SQL Interview Prep Notes
Tools
Tool #1: Sum (minus / multiply / divide) 2 column for each row
SELECT column1, column2, (column1 + column2) AS sum_of_columns
FROM your_table;
Example:
product_id | price | quantity |
---|---|---|
1001 | 50 | 2 |
3001 | 20 | 4 |
SELECT product_id, quantity, price, (quantity * price) AS total
FROM product_table;
product_id | price | quantity | total |
---|---|---|---|
1001 | 50 | 2 | 100 |
3001 | 20 | 4 | 80 |
Tool #2: Sum all rows of a column
SELECT SUM(column_name) AS total_sum
FROM table_name;
Example:
SELECT SUM(quantity) AS total_quantity
FROM product_table;
total_quantity |
---|
6 |
Tool #3: Common Table Expression (CTE)
WITH cte_1 AS (
...
),
cte_2 AS (
...
),
SELECT ...
FROM cte_name
Data Lemur: Sending vs.
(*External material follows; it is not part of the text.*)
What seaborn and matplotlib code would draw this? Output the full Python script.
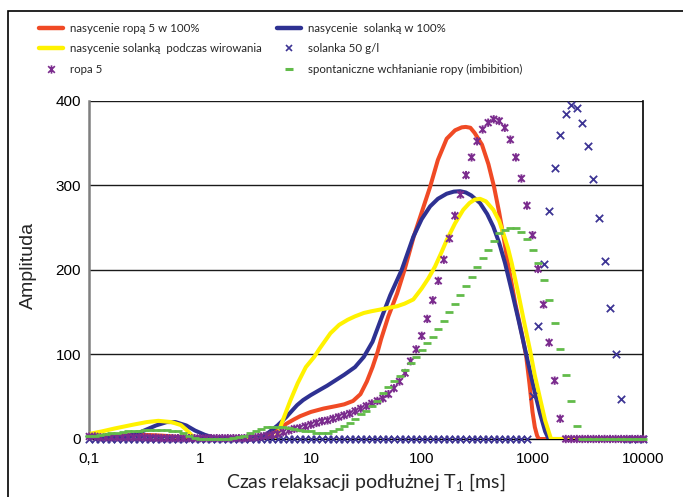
import numpy as np
import pandas as pd
import matplotlib
matplotlib.use("Agg")
import matplotlib.pyplot as plt
import seaborn as sns
from matplotlib.lines import Line2D
from matplotlib.path import Path
from matplotlib.markers import MarkerStyle
from matplotlib.patches import Rectangle

# ---------------- data ----------------
# sampling grid of the marker series (20 points per decade, 0.1 ... 10000 ms)
t_grid = np.logspace(-1, 4, 101)

# line series (knots)
red_t = [0.1, 0.15, 0.22, 0.3, 0.45, 0.7, 1.0, 1.5, 3.0, 3.5, 4.0, 4.5, 5.0, 6.0, 7.0, 8.0, 10, 13, 17, 20,
         24, 28, 32, 36, 40, 43, 50, 60, 70, 85, 100, 119, 140, 168, 200, 230, 250, 275, 300, 350,
         400, 450, 500, 546, 606, 700, 800, 877, 940, 1000, 1050, 1100, 1140, 10000]
red_amp = [2, 3, 4.5, 5, 4, 2, 0.5, 0, 0, 1, 3, 7, 11, 18, 23, 27, 32, 36, 39, 41,
           45, 53, 68, 85, 103, 118, 145, 172, 200, 240, 268, 298, 330, 355, 365, 368.5, 369, 368, 362, 348,
           325, 298, 268, 240, 205, 160, 125, 98, 65, 32, 14, 4, 0, 0]

blue_t = [0.1, 0.15, 0.2, 0.25, 0.3, 0.4, 0.5, 0.6, 0.75, 0.9, 1.1, 1.3, 1.5, 3.0, 3.5, 4.0, 5.0, 6.0, 7.5, 8.5,
          10, 12, 14, 20, 25, 30, 36, 43, 52, 66, 84, 100, 119, 140, 168, 195, 222, 250, 280, 336,
          390, 443, 500, 565, 650, 750, 850, 950, 1050, 1170, 1300, 1400, 10000]
blue_amp = [0, 0.5, 2, 5, 9, 16, 20, 20, 16, 10, 5, 2, 0, 0, 2, 6, 16, 26, 40, 46,
            52, 58, 63, 76, 85, 97, 115, 142, 170, 200, 239, 260, 275, 284, 290, 292.5, 293, 291.5, 288, 279,
            266, 251, 232, 208, 175, 140, 108, 80, 55, 30, 9, 0, 0]

yellow_t = [0.1, 0.13, 0.17, 0.25, 0.33, 0.42, 0.55, 0.67, 0.75, 0.83, 0.9, 1.0, 4.7, 5.0, 5.5, 6.5, 7.6, 9.0,
            10.7, 12, 15, 18, 21.5, 25, 30, 35, 42, 60, 70, 84, 100, 115, 132, 150, 168, 200, 237, 270,
            300, 336, 380, 443, 500, 546, 600, 649, 750, 850, 950, 1050, 1170, 1300, 1470, 10000]
yellow_amp = [6, 9, 12.5, 17, 20, 21.5, 20, 16.5, 11, 5, 1, 0, 0, 5, 20, 45, 66, 85,
              97, 107, 125, 135, 141, 145, 149, 151, 153, 157, 160, 165, 178, 190, 204, 220, 235, 255, 271, 279,
              283, 284, 281, 271, 258, 243, 226, 208, 170, 135, 105, 75, 48, 22, 0, 0]

# marker series on t_grid
solanka_amp = [0] * 80 + [51, 134, 207, 270, 321, 360, 384, 395, 391, 374, 346, 308, 261, 210, 155, 101, 47] + [0] * 4

ropa_amp = ([3, 3, 2, 2, 2, 2, 2, 2, 2] +
            [2, 2, 1.5, 1.5, 1, 1, 1, 1, 1, 1, 1] +
            [1, 1, 1, 1, 1, 1, 1, 1, 1, 1.5] +
            [2, 3, 4, 5, 6, 8, 10, 12, 13, 15] +
            [17, 19, 21, 22, 24, 26, 28, 30, 33, 36] +
            [39, 42, 45, 48, 53, 60, 68, 78, 92, 106] +
            [122, 142, 164, 187, 212, 237, 264, 289, 312, 333] +
            [352, 366, 374, 378, 376, 368, 354, 333, 308, 276] +
            [241, 201, 159, 114, 69, 24] + [0] * 15)

imbib_amp = ([3, 4, 5, 6, 7, 7.5, 8, 9, 9.5, 10] +
             [10.5, 11, 11, 11, 11, 10, 9, 7, 4, 1.5] +
             [0.5, 0, 0, 0, 0, 0] +
             [1, 2, 4, 7] +
             [10, 12, 14, 14.6, 14.6, 14, 13, 12, 11, 10] +
             [9, 7.5, 7, 7, 9, 12, 15, 19, 24, 29] +
             [33, 39, 45, 54, 62, 69, 75, 82, 90, 97] +
             [105, 113, 121, 130, 140, 150, 160, 170, 181, 192] +
             [203, 214, 224, 234, 243, 247, 250, 250, 245, 237] +
             [224, 208, 188, 164, 137, 107, 76, 45, 15] + [0] * 12)

labels = ["nasycenie ropą 5 w 100%", "nasycenie  solanką w 100%",
          "nasycenie solanką  podczas wirowania", "solanka 50 g/l",
          "ropa 5", "spontaniczne wchłanianie ropy (imbibition)"]

xtick_vals = [0.1, 1, 10, 100, 1000, 10000]
xtick_labels = ["0,1", "1", "10", "100", "1000", "10000"]
ytick_vals = [0, 100, 200, 300, 400]

# ---------------- style ----------------
C_RED = "#F04A25"
C_BLUE = "#2E3192"
C_YEL = "#FFF200"
C_XBLUE = "#3D3494"
C_PURP = "#7B2C8E"
C_GREEN = "#62BB4A"

sns.set_style("white")
plt.rcParams["font.family"] = ["Liberation Sans", "DejaVu Sans"]
plt.rcParams["mathtext.fontset"] = "custom"

fig = plt.figure(figsize=(6.83, 4.97), dpi=100)
ax = fig.add_axes([89.3 / 683, 1 - 439 / 497, (643.3 - 89.3) / 683, (439 - 100.7) / 497])
ax.set_xscale("log")

df_red = pd.DataFrame({"t": red_t, "a": red_amp})
df_blue = pd.DataFrame({"t": blue_t, "a": blue_amp})
df_yel = pd.DataFrame({"t": yellow_t, "a": yellow_amp})
df_m = pd.DataFrame({"t": t_grid, "sol": solanka_amp, "ropa": ropa_amp, "imb": imbib_amp})

LW = 2.9
for d, c in [(df_red, C_RED), (df_blue, C_BLUE), (df_yel, C_YEL)]:
    sns.lineplot(data=d, x="t", y="a", color=c, lw=LW, ax=ax, zorder=3,
                 solid_joinstyle="round", solid_capstyle="round")

star_path = Path([(-0.5, -0.5), (0.5, 0.5), (-0.5, 0.5), (0.5, -0.5), (0, -0.62), (0, 0.62)],
                 [Path.MOVETO, Path.LINETO, Path.MOVETO, Path.LINETO, Path.MOVETO, Path.LINETO])
star_marker = MarkerStyle(star_path, fillstyle="none")

sns.scatterplot(data=df_m, x="t", y="sol", marker="x", s=28, color=C_XBLUE, linewidth=1.3,
                ax=ax, zorder=4, clip_on=False)
sns.scatterplot(data=df_m, x="t", y="ropa", marker=star_marker, s=36, color=C_PURP, linewidth=1.4,
                ax=ax, zorder=5, clip_on=False)
sns.scatterplot(data=df_m, x="t", y="imb", marker="_", s=40, color=C_GREEN, linewidth=2.0,
                ax=ax, zorder=6, clip_on=False)

ax.set_xlim(0.1, 10000)
ax.set_ylim(0, 400)
ax.set_xticks(xtick_vals)
ax.set_xticklabels(xtick_labels)
ax.xaxis.set_minor_locator(matplotlib.ticker.NullLocator())
ax.set_yticks(ytick_vals)
ax.yaxis.grid(True, color="#1a1a1a", lw=1.0)
ax.set_axisbelow(True)
ax.tick_params(axis="both", labelsize=11, colors="#7f7f7f", labelcolor="black",
               direction="out", length=4.5, width=1.3)
ax.tick_params(axis="y", pad=1.5)
ax.tick_params(axis="x", pad=5)

ax.spines["top"].set_visible(False)
ax.spines["left"].set_color("#7f7f7f")
ax.spines["left"].set_linewidth(1.8)
ax.spines["right"].set_color("black")
ax.spines["right"].set_linewidth(1.2)
ax.spines["bottom"].set_color("black")
ax.spines["bottom"].set_linewidth(1.0)

ax.set_ylabel("Amplituda", fontsize=14)
ax.yaxis.set_label_coords(-0.094, 0.514)
ax.set_xlabel("Czas relaksacji podłużnej T$\\mathregular{_1}$ [ms]", fontsize=14,
              family=["Lato", "DejaVu Sans"], labelpad=4)

# ---------------- legend (two columns) ----------------
h_red = Line2D([], [], color=C_RED, lw=3.2)
h_blue = Line2D([], [], color=C_BLUE, lw=3.2)
h_yel = Line2D([], [], color=C_YEL, lw=3.2)
h_sol = Line2D([], [], color=C_XBLUE, ls="none", marker="x", markersize=5, mew=1.2)
h_ropa = Line2D([], [], color=C_PURP, ls="none", marker=star_marker, markersize=6, mew=1.2)
h_imb = Line2D([], [], color=C_GREEN, ls="none", marker="_", markersize=6, mew=2.2)

leg_font = {"family": ["Lato", "DejaVu Sans"], "size": 8.3}
common = dict(loc="upper left", frameon=False, borderpad=0, borderaxespad=0,
              handlelength=2.1, handletextpad=0.6, labelspacing=0.82, prop=leg_font)
leg1 = fig.legend([h_red, h_yel, h_ropa], [labels[0], labels[2], labels[4]],
                  bbox_to_anchor=(39 / 683, 1 - 23 / 497), **common)
leg2 = fig.legend([h_blue, h_sol, h_imb], [labels[1], labels[3], labels[5]],
                  bbox_to_anchor=(277 / 683, 1 - 23 / 497), **common)

# outer frame
fig.patches.append(Rectangle((8 / 683, -0.05), 1.2, 1.05 - 11 / 497, transform=fig.transFigure,
                             fill=False, ec="black", lw=1.2))

fig.savefig("out.png", dpi=100)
Opening Snaps
Tools used: #1, #2, #3
WITH cte AS (
SELECT * ,
(CASE WHEN activity_type = 'open' THEN time_spent ELSE 0 END) AS t1,
(CASE WHEN activity_type = 'send' THEN time_spent ELSE 0 END) AS t2
FROM activities a1
INNER JOIN age_breakdown a2
ON a1.user_id = a2.user_id
WHERE a1.activity_type IN ('send', 'open')
)
SELECT age_bucket, round(SUM(t1)*100.0/SUM(t1 + t2), 2) AS open_perc,
round(SUM(t2)*100.0/SUM(t1 + t2), 2) AS send_perc
FROM cte
GROUP BY age_bucket
Tool #4: Windows Function
window_function() OVER (
PARTITION BY partition_column
ORDER BY order_column
ROWS BETWEEN n PRECEDING AND m FOLLOWING
)
i) Aggregate Window Functions: SUM, COUNT, AVERAGE, MAX, MIN
ii) Ranking Window Functions:
RANK
A | 5000 | 1 |
B | 3000 | 2 |
C | 3000 | 2 |
D | 2000 | 4 |
DENSE_RANK
A | 5000 | 1 |
B | 3000 | 2 |
C | 3000 | 2 |
D | 2000 | 3 |
ROW_NUMBER
A | 5000 | 1 |
B | 3000 | 2 |
C | 3000 | 3 |
D | 2000 | 4 |
iii) Lead and Lag Functions: LEAD, LAG
Data Lemur: Tweets' Rolling Averages
SELECT
user_id,
tweet_date,
ROUND(AVG(tweet_count) OVER (
PARTITION BY user_id
ORDER BY tweet_date
ROWS BETWEEN 2 PRECEDING AND CURRENT ROW)
,2) AS rolling_avg_3d
FROM tweets;
Tool #5: Get sum/count with subquery and use in WHERE
WITH cte AS (
SELECT customer_id, COUNT(DISTINCT product_category) AS category_count
FROM customer_contracts JOIN products
ON customer_contracts.product_id = products.product_id
GROUP BY customer_id
)
SELECT customer_id FROM cte
WHERE category_count = (SELECT COUNT(DISTINCT product_category) FROM products)
Concepts
Concept #1: Order of Execution
i) FROM
ii) WHERE
iii) GROUP BY
iv) HAVING
v) SELECT / PARTITION BY
vi) ORDER BY
Wrong:
SELECT user_id, spend, transaction_date, ROW_NUMBER() OVER(PARTITION BY(user_id) ORDER BY transaction_date) AS counter
FROM transactions
WHERE counter = 3
We will get the error "column counter does not exist". This is because WHERE is executed first before PARTITION BY.
Correct:
WITH cte AS(
SELECT user_id, spend, transaction_date,
ROW_NUMBER() OVER(PARTITION BY(user_id) ORDER BY transaction_date) AS counter
FROM transactions)
SELECT user_id, spend, transaction_date
FROM cte
WHERE counter = 3;